At our house, we have had a week of fighting. Well, more accurately, Hubby and I have.
It started last week. I had been working long hours and was exhausted. After a 13 hour day on site, I had come home to the news one of the girl’s school friends had passed away. It threw me a little, well more than a little. She was the same age as my youngest, and her elder sister the same age as my eldest. And I was tired. And it was cancer.
As I’ve said before, you never get over the death of a parent. You can learn to cope, and you can start to remember them and to smile, without a tear in your eye. But then IT (grief) will rare its ugly head when you least expect it. And when cancer took the life of a little 8-year-old girl that we had known since she was a toddler, a little girl who loved princesses and cats – IT hit me like a bus.

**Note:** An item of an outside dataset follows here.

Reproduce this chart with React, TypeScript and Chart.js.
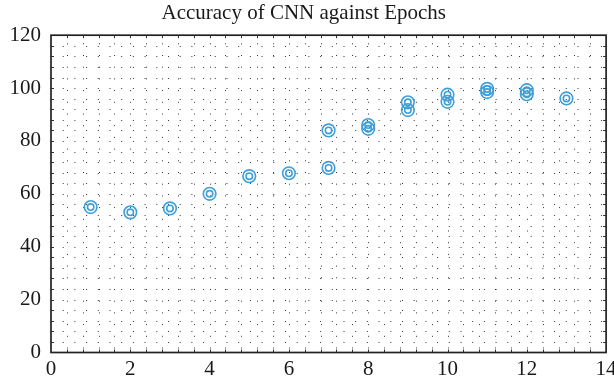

So I wasn’t coping. I was grumpy.
And Hubby did something I didn’t like. He was wrong – I was right.
Stubborn v stubborn.
In our lives, we are driven by the need to be right.

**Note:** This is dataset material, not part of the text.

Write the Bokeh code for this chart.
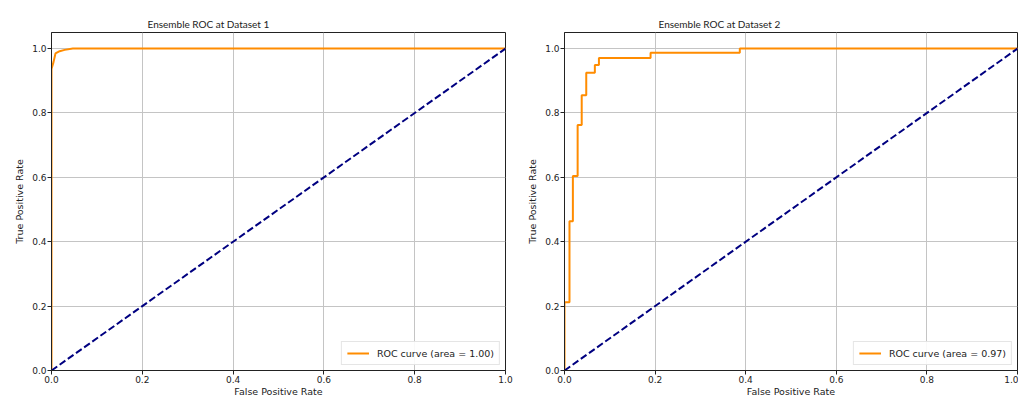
from bokeh.plotting import figure
from bokeh.layouts import row
from bokeh.models import Range1d, FixedTicker, NumeralTickFormatter, Title, Legend, LegendItem
from bokeh.embed import file_html
from bokeh.resources import INLINE

# Dataset 1 ROC curve
fpr1 = [0.0, 0.0, 0.0044, 0.0088, 0.018, 0.029, 0.047, 1.0]
tpr1 = [0.0, 0.937, 0.958, 0.985, 0.992, 0.996, 1.0, 1.0]
auc1 = 1.00

# Dataset 2 ROC curve (step corners)
fpr2 = [0.0, 0.0, 0.011, 0.011, 0.0185, 0.0185, 0.029, 0.029, 0.038, 0.038,
        0.048, 0.048, 0.067, 0.067, 0.076, 0.076, 0.190, 0.190, 0.387, 0.387, 1.0]
tpr2 = [0.0, 0.212, 0.212, 0.464, 0.464, 0.604, 0.604, 0.763, 0.763, 0.855,
        0.855, 0.925, 0.925, 0.949, 0.949, 0.971, 0.971, 0.987, 0.987, 1.0, 1.0]
auc2 = 0.97

chance_x = [0.0, 1.0]
chance_y = [0.0, 1.0]

titles = ["Ensemble ROC at Dataset 1", "Ensemble ROC at Dataset 2"]
ticks = [0.0, 0.2, 0.4, 0.6, 0.8, 1.0]

TICK_FONT = "DejaVu Sans"


def make_plot(fpr, tpr, auc, title, width, left_border, right_border, title_offset):
    p = figure(width=width, height=399, output_backend="svg", toolbar_location=None,
               x_range=Range1d(0, 1), y_range=Range1d(0, 1.05),
               min_border_left=left_border, min_border_right=right_border,
               min_border_top=32, min_border_bottom=28)
    p.title = Title(text=title, align="left", offset=title_offset,
                    text_font="Lato", text_font_size="10px", text_font_style="normal",
                    text_color="#222222", standoff=6)
    p.background_fill_color = "white"
    p.border_fill_color = "white"
    p.outline_line_color = "#222222"
    p.outline_line_width = 1

    for ax in (p.xaxis[0], p.yaxis[0]):
        ax.ticker = FixedTicker(ticks=ticks)
        ax.formatter = NumeralTickFormatter(format="0.0")
        ax.major_label_text_font = TICK_FONT
        ax.major_label_text_font_size = "9px"
        ax.major_label_text_color = "#222222"
        ax.axis_label_text_font = TICK_FONT
        ax.axis_label_text_font_size = "9.5px"
        ax.axis_label_text_font_style = "normal"
        ax.axis_label_text_color = "#222222"
        ax.axis_line_color = "#222222"
        ax.major_tick_line_color = "#222222"
        ax.major_tick_out = 4
        ax.major_tick_in = 0
        ax.minor_tick_line_color = None
        ax.major_label_standoff = 1
        ax.axis_label_standoff = 0
    p.xaxis.axis_label = "False Positive Rate"
    p.yaxis.axis_label = "True Positive Rate"
    p.yaxis.axis_label_standoff = 4

    p.grid.grid_line_color = "#c4c4c4"
    p.grid.grid_line_width = 1
    p.xgrid.ticker = FixedTicker(ticks=ticks)
    p.ygrid.ticker = FixedTicker(ticks=ticks)

    roc = p.line(fpr, tpr, line_color="#FF8C00", line_width=2)
    p.line(chance_x, chance_y, line_color="#000080", line_width=2, line_dash="7 3")

    legend = Legend(items=[LegendItem(label="ROC curve (area = %.2f)" % auc, renderers=[roc])],
                    location="bottom_right", margin=5, padding=5, spacing=0,
                    label_text_font=TICK_FONT, label_text_font_size="9.5px",
                    label_text_color="#222222", label_standoff=8,
                    glyph_width=22, glyph_height=12, label_height=12,
                    border_line_color="#cccccc", border_line_width=1,
                    background_fill_color="white", background_fill_alpha=0.9)
    p.add_layout(legend)
    return p


p1 = make_plot(fpr1, tpr1, auc1, titles[0], 518, 51, 13, 96)
p2 = make_plot(fpr2, tpr2, auc2, titles[1], 500, 46, 1, 94)

layout = row(p1, p2)
open("out.html", "w").write(file_html(layout, INLINE))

Even at a basic level, watching my children fight – caveating those arguments about whose turn it is on the computer – the argument is usually based on a difference of opinion. Each child believes wholeheartedly that she is right. And the “conversation” really is just a contest to see who can convince the other that their view is correct. Which, from a logical perspective, is likely to work about as often as never.
When it comes to a marriage – or a relationship – consistently trying to convince our partner that we are right can be damaging to the relationship.

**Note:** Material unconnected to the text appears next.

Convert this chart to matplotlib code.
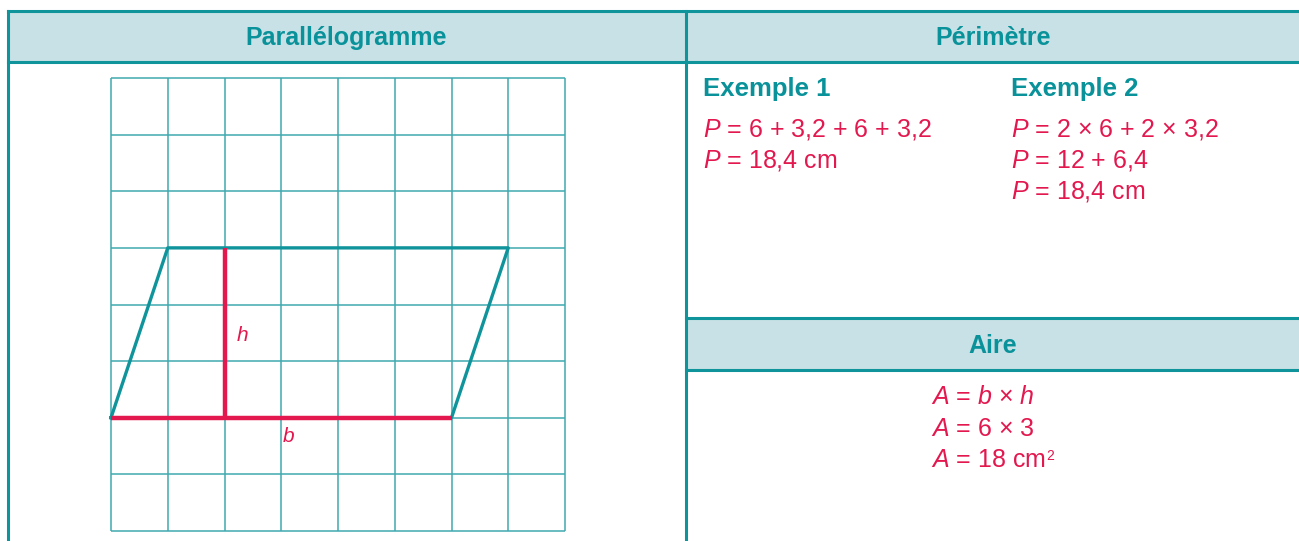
import matplotlib
matplotlib.use("Agg")
import matplotlib.pyplot as plt
from matplotlib.patches import Rectangle

# ---- data ----
headers = ["Parallélogramme", "Périmètre", "Aire"]
example_titles = ["Exemple 1", "Exemple 2"]
example1_lines = ["$P$ = 6 + 3,2 + 6 + 3,2", "$P$ = 18,4 cm"]
example2_lines = ["$P$ = 2 × 6 + 2 × 3,2", "$P$ = 12 + 6,4", "$P$ = 18,4 cm"]
area_lines = ["$A$ = $b$ × $h$", "$A$ = 6 × 3", "$A$ = 18 cm"]
area_sup = "2"
grid_cols = 8
grid_rows = 8
para_x = [0, 6, 7, 1, 0]
para_y = [2, 2, 5, 5, 2]
base_x = [0, 6]
base_y = [2, 2]
height_x = [2, 2]
height_y = [2, 5]

TEAL = "#10949c"
FILL = "#c7e1e6"
HEAD_TXT = "#0a929a"
RED = "#e2184f"
GRID = "#3fa9b0"

fam = "Liberation Sans"
plt.rcParams["font.family"] = [fam, "DejaVu Sans"]
plt.rcParams["mathtext.fontset"] = "custom"
plt.rcParams["mathtext.rm"] = fam
plt.rcParams["mathtext.it"] = fam + ":italic"
plt.rcParams["mathtext.bf"] = fam + ":bold"

W, H = 1299, 541
fig = plt.figure(figsize=(W / 100, H / 100), dpi=100)
ax = fig.add_axes([0, 0, 1, 1])
ax.set_xlim(0, W)
ax.set_ylim(H, 0)
ax.axis("off")

lw_border = 2.2
# header fills
ax.add_patch(Rectangle((8, 11), W, 51, facecolor=FILL, edgecolor="none"))
ax.add_patch(Rectangle((686, 318), W, 52, facecolor=FILL, edgecolor="none"))
# borders
ax.plot([8, W + 5], [11, 11], color=TEAL, lw=lw_border)
ax.plot([8, W + 5], [62, 62], color=TEAL, lw=lw_border)
ax.plot([8, 8], [11, H + 5], color=TEAL, lw=lw_border)
ax.plot([686, 686], [11, H + 5], color=TEAL, lw=lw_border)
ax.plot([686, W + 5], [318, 318], color=TEAL, lw=lw_border)
ax.plot([686, W + 5], [370, 370], color=TEAL, lw=lw_border)

hfs = 18
ax.text(346, 38, headers[0], ha="center", va="center", fontsize=hfs, fontweight="bold", color=HEAD_TXT)
ax.text(993, 38, headers[1], ha="center", va="center", fontsize=hfs, fontweight="bold", color=HEAD_TXT)
ax.text(993, 346, headers[2], ha="center", va="center", fontsize=hfs, fontweight="bold", color=HEAD_TXT)

fs = 18
ax.text(703, 89, example_titles[0], ha="left", va="center", fontsize=18.5, fontweight="bold", color=HEAD_TXT)
ax.text(1011, 89, example_titles[1], ha="left", va="center", fontsize=18.5, fontweight="bold", color=HEAD_TXT)
for i, s in enumerate(example1_lines):
    ax.text(703, 130 + 30.5 * i, s, ha="left", va="center", fontsize=fs, color=RED)
for i, s in enumerate(example2_lines):
    ax.text(1011, 130 + 30.5 * i, s, ha="left", va="center", fontsize=fs, color=RED)
for i, s in enumerate(area_lines):
    t = ax.text(931, 397 + 31.5 * i, s, ha="left", va="center", fontsize=fs, color=RED)
# superscript on the last area line
fig.canvas.draw()
bb = t.get_window_extent()
ax.annotate(area_sup, xy=(bb.x1, bb.y1), xycoords="figure pixels",
            xytext=(0.5, -1), textcoords="offset points",
            fontsize=10, color=RED, ha="left", va="top")

# grid axes
gx0, gx1, gy0, gy1 = 111, 565, 78, 531
gax = fig.add_axes([gx0 / W, (H - gy1) / H, (gx1 - gx0) / W, (gy1 - gy0) / H])
gax.set_xlim(0, grid_cols)
gax.set_ylim(0, grid_rows)
gax.axis("off")
for c in range(grid_cols + 1):
    gax.plot([c, c], [0, grid_rows], color=GRID, lw=1.1, solid_capstyle="butt", clip_on=False)
for r in range(grid_rows + 1):
    gax.plot([0, grid_cols], [r, r], color=GRID, lw=1.1, solid_capstyle="butt", clip_on=False)
gax.plot(para_x, para_y, color=TEAL, lw=2.4, clip_on=False)
gax.plot(base_x, base_y, color=RED, lw=3.2, clip_on=False, solid_capstyle="butt")
gax.plot(height_x, height_y, color=RED, lw=3.2, clip_on=False, solid_capstyle="butt")
gax.text(2.2, 3.45, "$h$", fontsize=15, color=RED, ha="left", va="center")
gax.text(3.02, 1.67, "$b$", fontsize=15, color=RED, ha="left", va="center")

fig.savefig("out.png", dpi=100)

Sharing your life with someone is hard. It involves compromise, putting the other person first, and acceptance. Acceptance that in all relationships there are two different people, with two different backgrounds and ideologies, and two different ways of thinking. Just because one party believes they are right – doesn’t mean the other party is wrong.
And who really wants to talk to themselves? Do you really want your partner to agree with everything you say and believe? Differences are the foundations of a relationship – you each bring something to the table. An experience the other doesn’t have – something to build on together.
Your partner is different from you, and that’s a good thing.
What is your ultimate goal in this interaction? Do you want a relationship, or do you want to be right? You can’t usually have it both ways.
Being right isn’t always worth the fight.
Almost a week later – we were still butting heads. And I was exhausted. I needed Hubby back on my side.
So I chose happiness, we both did. It didn’t mean I had to apologise, neither did he. We just had to “let it go”. We just chose to move on.
And now I have Hubby back in my team, where I need him.
And I can be strong again.
Happiness is much better for the soul than being right.